[GIVEN EXERCISE]:
Every line below that mentions the word "matplotlib" should be copied out.
----- DATA SHOWN
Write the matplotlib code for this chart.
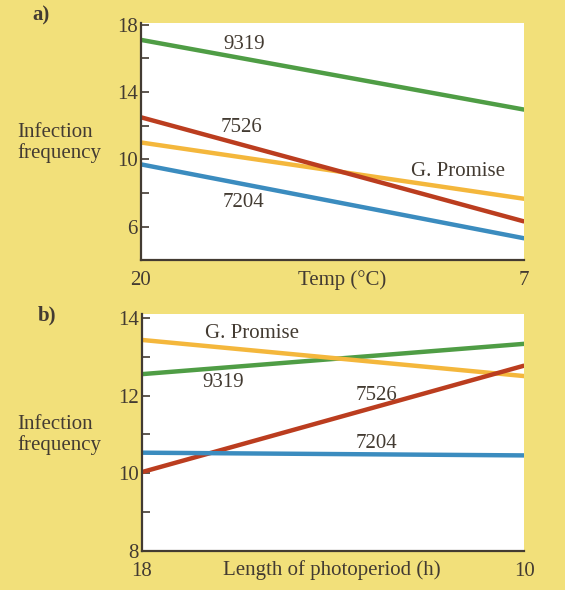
import matplotlib.pyplot as plt
from matplotlib.ticker import FixedLocator

# panel a: infection frequency vs temperature (20 -> 7 C)
temp = [20, 7]
temp_9319 = [17.1, 12.95]
temp_7526 = [12.5, 6.3]
temp_gpromise = [11.0, 7.65]
temp_7204 = [9.7, 5.3]

# panel b: infection frequency vs photoperiod (18 -> 10 h)
photo = [18, 10]
photo_9319 = [12.55, 13.33]
photo_7526 = [10.03, 12.77]
photo_gpromise = [13.43, 12.5]
photo_7204 = [10.53, 10.46]

BG = '#f2e07a'
INK = '#433b32'
GREEN = '#4f9d45'
RED = '#bb3d1f'
YELLOW = '#f4b73c'
BLUE = '#3b8cbf'

plt.rcParams['font.family'] = ['Liberation Serif', 'DejaVu Serif']
FS = 15

fig = plt.figure(figsize=(5.65, 5.9), dpi=100, facecolor=BG)

ax_a = fig.add_axes([0.249, 0.559, 0.679, 0.402])
ax_b = fig.add_axes([0.251, 0.066, 0.677, 0.402])


def style_axes(ax, xvals, ylim, major, minor):
    ax.set_facecolor('white')
    for side in ('top', 'right'):
        ax.spines[side].set_visible(False)
    for side in ('left', 'bottom'):
        ax.spines[side].set_color(INK)
        ax.spines[side].set_linewidth(1.6)
    ax.set_xlim(xvals[0], xvals[1])
    ax.set_ylim(*ylim)
    ax.set_xticks(xvals)
    ax.set_xticklabels([str(v) for v in xvals])
    ax.yaxis.set_major_locator(FixedLocator(major))
    ax.yaxis.set_minor_locator(FixedLocator(minor))
    ax.tick_params(axis='y', which='both', direction='in', length=6, width=1.2,
                   color=INK, labelsize=FS, labelcolor=INK, pad=2)
    ax.tick_params(axis='x', length=0, labelsize=FS, labelcolor=INK, pad=8)


style_axes(ax_a, temp, (4.0, 18.1), [6, 10, 14, 18], [8, 12, 16])
style_axes(ax_b, photo, (8.0, 14.1), [8, 10, 12, 14], [9, 11, 13])

lw = 3.2
ax_a.plot(temp, temp_9319, color=GREEN, lw=lw, solid_capstyle='butt')
ax_a.plot(temp, temp_gpromise, color=YELLOW, lw=lw, solid_capstyle='butt')
ax_a.plot(temp, temp_7526, color=RED, lw=lw, solid_capstyle='butt')
ax_a.plot(temp, temp_7204, color=BLUE, lw=lw, solid_capstyle='butt')

ax_b.plot(photo, photo_9319, color=GREEN, lw=lw, solid_capstyle='butt')
ax_b.plot(photo, photo_gpromise, color=YELLOW, lw=lw, solid_capstyle='butt')
ax_b.plot(photo, photo_7526, color=RED, lw=lw, solid_capstyle='butt')
ax_b.plot(photo, photo_7204, color=BLUE, lw=lw, solid_capstyle='butt')

# line names
ax_a.text(16.5, 16.8, '9319', fontsize=FS, color=INK, ha='center', va='center')
ax_a.text(16.6, 11.9, '7526', fontsize=FS, color=INK, ha='center', va='center')
ax_a.text(9.25, 9.25, 'G. Promise', fontsize=FS, color=INK, ha='center', va='center')
ax_a.text(16.5, 7.4, '7204', fontsize=FS, color=INK, ha='center', va='center')

ax_b.text(15.7, 13.6, 'G. Promise', fontsize=FS, color=INK, ha='center', va='center')
ax_b.text(16.3, 12.33, '9319', fontsize=FS, color=INK, ha='center', va='center')
ax_b.text(13.1, 12.0, '7526', fontsize=FS, color=INK, ha='center', va='center')
ax_b.text(13.1, 10.77, '7204', fontsize=FS, color=INK, ha='center', va='center')

# axis titles sit on the same row as the end tick labels
ax_a.text(0.525, -0.085, 'Temp (°C)', transform=ax_a.transAxes, fontsize=FS,
          color=INK, ha='center', va='center')
ax_b.text(0.497, -0.08, 'Length of photoperiod (h)', transform=ax_b.transAxes,
          fontsize=FS, color=INK, ha='center', va='center')

for y in (1 - 143 / 590, 1 - 435 / 590):
    fig.text(17 / 565, y, 'Infection\nfrequency', fontsize=FS, color=INK,
             ha='left', va='center', linespacing=1.05)

fig.text(41 / 565, 1 - 15 / 590, 'a)', fontsize=FS, fontweight='bold',
         color=INK, ha='center', va='center')
fig.text(47 / 565, 1 - 315 / 590, 'b)', fontsize=FS, fontweight='bold',
         color=INK, ha='center', va='center')

fig.savefig('out.png', dpi=100, facecolor=BG)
----------
[RESULT]:
Write the matplotlib code for this chart.
import matplotlib.pyplot as plt
from matplotlib.ticker import FixedLocator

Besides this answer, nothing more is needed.